Set exercise: Return, without pictures, the lines from the start of the data through the one that contains "60, 70, 80];".

--- begin Source material ---

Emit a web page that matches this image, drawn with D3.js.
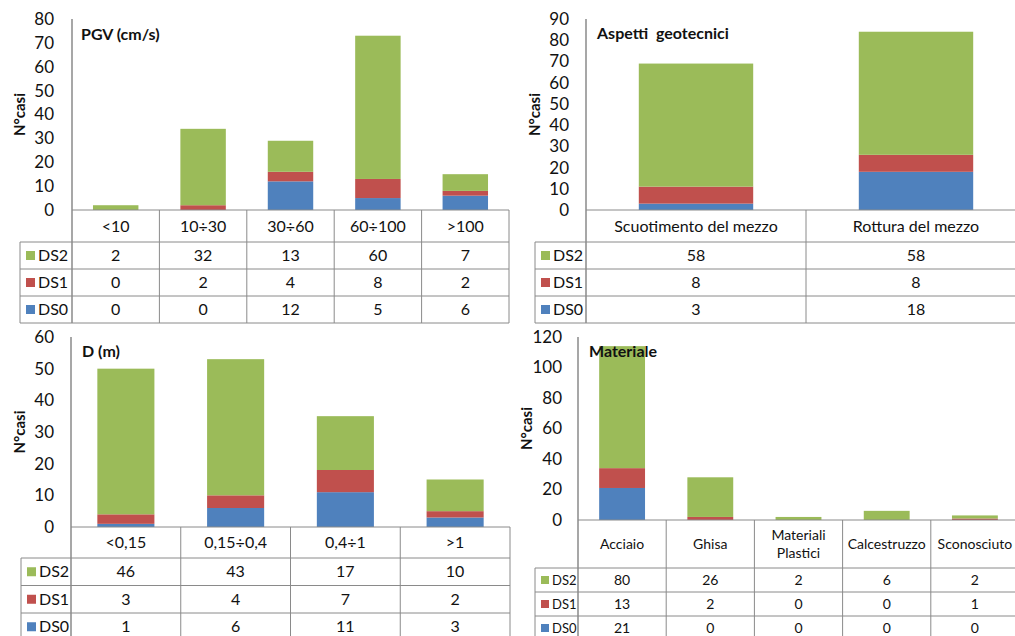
<!DOCTYPE html>
<html>
<head>
<meta charset="utf-8">
<script src="https://cdn.jsdelivr.net/npm/d3@7"></script>
<style>
	body { margin: 0; background: #fff; }
	svg { display: block; font-family: Lato, 'Liberation Sans', sans-serif; }
</style>
</head>
<body>
<svg id="chart" width="1015" height="636"></svg>
<script>
/* global d3 */
const seriesKeys = ['DS2', 'DS1', 'DS0'];
const seriesColors = { DS2: '#9bbb59', DS1: '#c0504d', DS0: '#4f81bd' };

// PGV (cm/s)
const pgvCategories = ['<10', '10÷30', '30÷60', '60÷100', '>100'];
const pgvDS2 = [2, 32, 13, 60, 7];
const pgvDS1 = [0, 2, 4, 8, 2];
const pgvDS0 = [0, 0, 12, 5, 6];
const pgvTicks = [0, 10, 20, 30, 40, 50, 60, 70, 80];

// Aspetti geotecnici
const geoCategories = ['Scuotimento del mezzo', 'Rottura del mezzo'];
const geoDS2 = [58, 58];
const geoDS1 = [8, 8];
const geoDS0 = [3, 18];
const geoTicks = [0, 10, 20, 30, 40, 50, 60, 70, 80, 90];

// D (m)
const dCategories = ['<0,15', '0,15÷0,4', '0,4÷1', '>1'];
const dDS2 = [46, 43, 17, 10];
const dDS1 = [3, 4, 7, 2];
const dDS0 = [1, 6, 11, 3];
const dTicks = [0, 10, 20, 30, 40, 50, 60];

// Materiale
const matCategories = ['Acciaio', 'Ghisa', 'Materiali Plastici', 'Calcestruzzo', 'Sconosciuto'];
const matDS2 = [80, 26, 2, 6, 2];
const matDS1 = [13, 2, 0, 0, 1];
const matDS0 = [21, 0, 0, 0, 0];
const matTicks = [0, 20, 40, 60, 80, 100, 120];

const LINE_COLOR = '#8a8a8a';
const TEXT_COLOR = '#111';

const svg = d3.select('#chart');

function drawPanel(cfg) {
	const { title, categories, values, ticks, box } = cfg;
	const rows = categories.map((c, i) => ({
		cat: c,
		DS0: values.DS0[i],
		DS1: values.DS1[i],
		DS2: values.DS2[i]
	}));

	const xScale = d3
		.scaleBand(categories, [box.left, box.right])
		.paddingInner(0.48)
		.paddingOuter(0.24);
	const yScale = d3.scaleLinear([0, ticks[ticks.length - 1]], [box.zero, box.top]);
	const step = xScale.step();
	const g = svg.append('g');

	/** BARS ******************************************************************/
	const stacked = d3.stack().keys(['DS0', 'DS1', 'DS2'])(rows);
	g.selectAll('.layer')
		.data(stacked)
		.enter()
		.append('g')
		.attr('fill', (d) => seriesColors[d.key])
		.selectAll('rect')
		.data((d) => d)
		.enter()
		.append('rect')
		.attr('x', (d) => xScale(d.data.cat))
		.attr('width', xScale.bandwidth())
		.attr('y', (d) => yScale(d[1]))
		.attr('height', (d) => yScale(d[0]) - yScale(d[1]));

	/** LEFT AXIS *************************************************************/
	const leftAxis = d3.axisLeft(yScale).tickValues(ticks).tickSize(0).tickPadding(box.tickPad);
	const axisG = g
		.append('g')
		.attr('transform', `translate(${box.left}, 0)`)
		.call(leftAxis);
	axisG.select('.domain').remove();
	axisG
		.selectAll('text')
		.attr('font-size', box.tickFont)
		.attr('font-family', 'Lato, sans-serif')
		.attr('fill', TEXT_COLOR);

	g.append('text')
		.attr('transform', `translate(${box.yTitleX}, ${(box.top + box.zero) / 2}) rotate(-90)`)
		.attr('text-anchor', 'middle')
		.attr('dy', '0.35em')
		.attr('font-weight', 'bold')
		.attr('font-size', 15)
		.attr('fill', TEXT_COLOR)
		.text('N°casi');

	g.append('text')
		.attr('x', box.titleX)
		.attr('y', box.titleY)
		.attr('font-weight', 'bold')
		.attr('font-size', 16)
		.attr('fill', TEXT_COLOR)
		.style('white-space', 'pre')
		.text(title);

	/** DATA TABLE ************************************************************/
	const tableBottom = box.catBottom + seriesKeys.length * box.rowH;
	const lines = g.append('g').attr('stroke', LINE_COLOR).attr('stroke-width', 1);

	// axis line, continued down through the table
	lines.append('line')
		.attr('x1', box.left).attr('x2', box.left)
		.attr('y1', box.top).attr('y2', tableBottom)
		.attr('stroke-width', 1.5);

	// column separators
	categories.forEach((c, i) => {
		const colRight = box.left + (i + 1) * step;
		lines.append('line')
			.attr('x1', colRight).attr('x2', colRight)
			.attr('y1', box.zero).attr('y2', tableBottom);
	});

	// horizontal lines
	lines.append('line')
		.attr('x1', box.left).attr('x2', box.right)
		.attr('y1', box.zero).attr('y2', box.zero);
	d3.range(seriesKeys.length + 1).forEach((i) => {
		const yy = box.catBottom + i * box.rowH;
		lines.append('line')
			.attr('x1', box.tableLeft).attr('x2', box.right)
			.attr('y1', yy).attr('y2', yy);
	});
	lines.append('line')
		.attr('x1', box.tableLeft).attr('x2', box.tableLeft)
		.attr('y1', box.catBottom).attr('y2', tableBottom);

	// category labels
	g.selectAll('.cat-label')
		.data(categories)
		.enter()
		.append('text')
		.attr('text-anchor', 'middle')
		.attr('font-size', box.catFont)
		.attr('fill', TEXT_COLOR)
		.each(function (d) {
			const cx = xScale(d) + xScale.bandwidth() / 2;
			const cy = (box.zero + box.catBottom) / 2;
			const parts = box.wrap && d.length > box.wrap ? d.split(' ') : [d];
			const lh = box.catFont * 1.3;
			parts.forEach((p, k) => {
				d3.select(this)
					.append('tspan')
					.attr('x', cx)
					.attr('y', cy + (k - (parts.length - 1) / 2) * lh)
					.attr('dy', '0.35em')
					.text(p);
			});
		});

	// series rows
	seriesKeys.forEach((key, i) => {
		const cy = box.catBottom + i * box.rowH + box.rowH / 2;
		g.append('rect')
			.attr('x', box.tableLeft + 6)
			.attr('y', cy - box.sq / 2)
			.attr('width', box.sq)
			.attr('height', box.sq)
			.attr('fill', seriesColors[key]);
		g.append('text')
			.attr('x', box.tableLeft + 9 + box.sq)
			.attr('y', cy)
			.attr('dy', '0.35em')
			.attr('font-size', box.legendFont || box.valFont)
			.attr('fill', TEXT_COLOR)
			.text(key);
		g.selectAll(`.val-${key}`)
			.data(rows)
			.enter()
			.append('text')
			.attr('x', (d) => xScale(d.cat) + xScale.bandwidth() / 2)
			.attr('y', cy)
			.attr('dy', '0.35em')
			.attr('text-anchor', 'middle')
			.attr('font-size', box.valFont)
			.attr('fill', TEXT_COLOR)
			.text((d) => d[key]);
	});
}

drawPanel({
	title: 'PGV (cm/s)',
	categories: pgvCategories,
	values: { DS2: pgvDS2, DS1: pgvDS1, DS0: pgvDS0 },
	ticks: pgvTicks,
	box: {
		left: 72, right: 509, top: 19, zero: 210, catBottom: 242, rowH: 27,
		tableLeft: 20, tickPad: 18, tickFont: 17, catFont: 16, valFont: 16, sq: 9,
		yTitleX: 20, titleX: 81, titleY: 40
	}
});

drawPanel({
	title: 'Aspetti  geotecnici',
	categories: geoCategories,
	values: { DS2: geoDS2, DS1: geoDS1, DS0: geoDS0 },
	ticks: geoTicks,
	box: {
		left: 586, right: 1026, top: 19, zero: 210, catBottom: 242, rowH: 27,
		tableLeft: 535, tickPad: 17, tickFont: 17, catFont: 16, valFont: 16, sq: 9,
		yTitleX: 535, titleX: 597, titleY: 39
	}
});

drawPanel({
	title: 'D (m)',
	categories: dCategories,
	values: { DS2: dDS2, DS1: dDS1, DS0: dDS0 },
	ticks: dTicks,
	box: {
		left: 71, right: 510, top: 337, zero: 527, catBottom: 558, rowH: 27.5,
		tableLeft: 21, tickPad: 17, tickFont: 17, catFont: 16, valFont: 16, sq: 9,
		yTitleX: 20, titleX: 82, titleY: 357
	}
});

drawPanel({
	title: 'Materiale',
	categories: matCategories,
	values: { DS2: matDS2, DS1: matDS1, DS0: matDS0 },
	ticks: matTicks,
	box: {
		left: 578, right: 1019, top: 337, zero: 520, catBottom: 568, rowH: 24,
		tableLeft: 535, tickPad: 16, tickFont: 17, catFont: 14, valFont: 14, legendFont: 13, sq: 8,
		yTitleX: 527, titleX: 589, titleY: 357, wrap: 14
	}
});
</script>
</body>
</html>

--- end Source material ---

Exercise output:
Emit a web page that matches this image, drawn with D3.js.
<!DOCTYPE html>
<html>
<head>
<meta charset="utf-8">
<script src="https://cdn.jsdelivr.net/npm/d3@7"></script>
<style>
	body { margin: 0; background: #fff; }
	svg { display: block; font-family: Lato, 'Liberation Sans', sans-serif; }
</style>
</head>
<body>
<svg id="chart" width="1015" height="636"></svg>
<script>
/* global d3 */
const seriesKeys = ['DS2', 'DS1', 'DS0'];
const seriesColors = { DS2: '#9bbb59', DS1: '#c0504d', DS0: '#4f81bd' };

// PGV (cm/s)
const pgvCategories = ['<10', '10÷30', '30÷60', '60÷100', '>100'];
const pgvDS2 = [2, 32, 13, 60, 7];
const pgvDS1 = [0, 2, 4, 8, 2];
const pgvDS0 = [0, 0, 12, 5, 6];
const pgvTicks = [0, 10, 20, 30, 40, 50, 60, 70, 80];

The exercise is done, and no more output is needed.